Everything. Did not have a safeword and limits with my last domme to prove my devotion. Id go all the way if i love them
If it meant losing a part of myself or what I love, I wouldn't be able to do it fully. I'm willing to go as far as I can, but not sacrificing what I love and myself.
It's play, not a cult. If you're sacrificing to show devotion that's literally worshiping someone. Asking or offering actual worship is a massive red flag.
I’m only willing to sacrifice as far as my partner is willing to catch me. I can be in 100% but there’s no time or place where my self worth or peace should be compromised to prove myself.
In fact, the idea that I have something to prove should be a warning that I’m not in the right place. A good partner is going to know what they’ve got in front of them and treat you accordingly. Anything less is asking for trouble later on. Devotion is not measured by how much you can take emotionally or physically but by open and connected your bond can be. Devotion is measured in intimacy (not sex), not what you’re willing to put up with. Intimacy looks different for everyone and establishing what that looks like to each of you should be the first step in deciding how devoted you want to be to someone.
I would sacrifice my sexism and pride by turning into a chair
It would depend on so many things i love my country so much I never want to leave but if I'm truly believing I could spend the rest of my life as their pet I could probably move to them to be theirs
As a submissive the sacrifice I give over is the power and will of my own body, mind, and soul, placing that much of one's self in their trusted dominant should be enough for the dominant and the sub. If that isn't enough for the dominant, then the dominant probably doesn't deserve such title or of equivalent.

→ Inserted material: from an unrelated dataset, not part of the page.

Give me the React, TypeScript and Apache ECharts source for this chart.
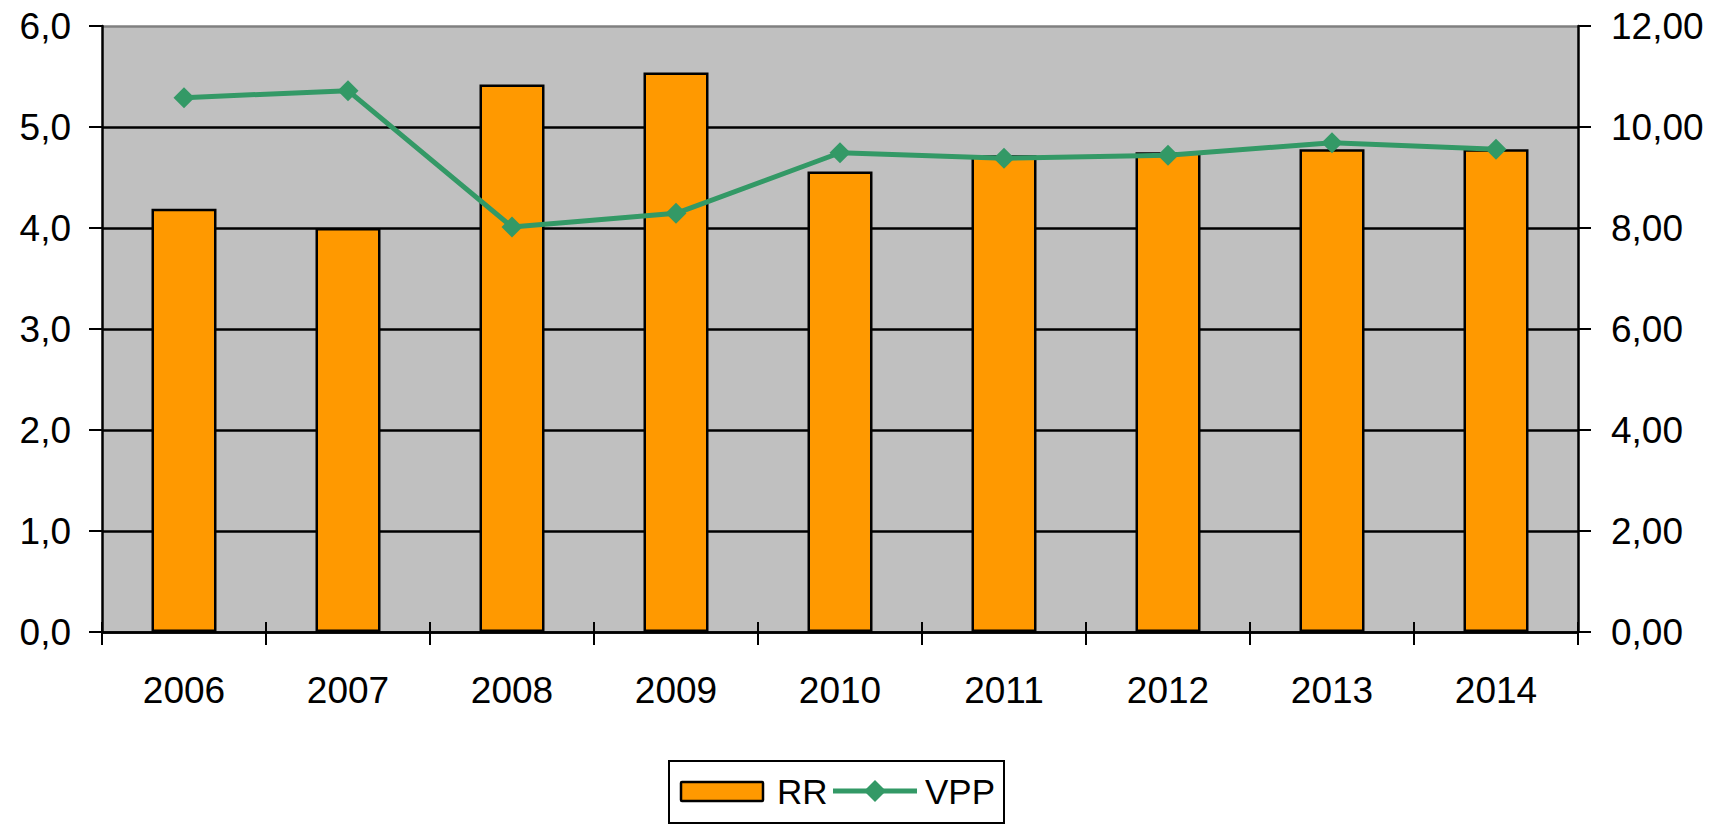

I will fu*ki*g sacrifice everything to prove my devotion. I do whatever it takes to serve and please—no matter how extreme. I will embrace any challenge and make any sacrifice, showing every day that my submission is absolute. I do this without hesitation, letting my actions scream my unwavering loyalty.

This really depends on the mindset of the submissive as well as whether or not the Dominant is willing to accept that level of responsibility.

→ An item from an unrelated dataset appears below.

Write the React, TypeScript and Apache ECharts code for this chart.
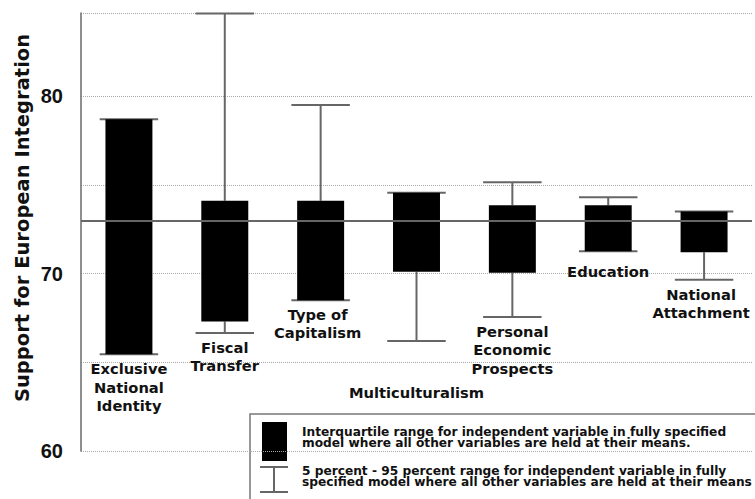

As for myself, I have some very liberal views on consent, TPE, and fantasy vs. reality.

Being a daredevil all my life and living "adventurously," I have the mindset of 'all-in or nothing at all.'

That being the case, coupled with:

01. my craving to experience submission in a reality-based dynamic

02. my view of TPE being a spiritual cleansing of personal responsibility that for me is as pleasurable as orgasm

03. my natural characteristic of service to others

I would go from submission to sacrifice without the slightest hesitation if my Dominant had the capacity to welcome and value my willingness to surrender that level of devotion, loyalty, duty, and service.

I would love to sacrifice myself. After all, I only get to live once, so I might as well invest in what would fulfill me the most.
Sacrifice, nothing I'm who I am, show willingness yes, try things yes, willing to listen to the reasons for change, sure. But will not sacrifice nothing of me, take it or leave it.
It's no sacrifice when she is my love.
Depends there's more to it that what u have written

Yeah, depends on how said devotion has been earned... I mean, what's she willing to put up? Why the f**k should I make a sacrifice? Shit, what would you KEEP to honor your mistress. I'd go get it. I'd get my shirt together, but I ain't losing anything. Period.

I’d sacrifice the most important things I have to my dom, my balls. I’d grant her total power over my balls and simply hope she doesn’t crush them.
My Dom knows me well. He would not push my boundaries past the point where I no longer trust him. Therefore, I would give my best to honor his command/need/desire. Always. That is my power in the D/s.
I wont say what I would, but I gave 4 years of my life to someone and it probably took a lot more off from my future. I would do it all over again.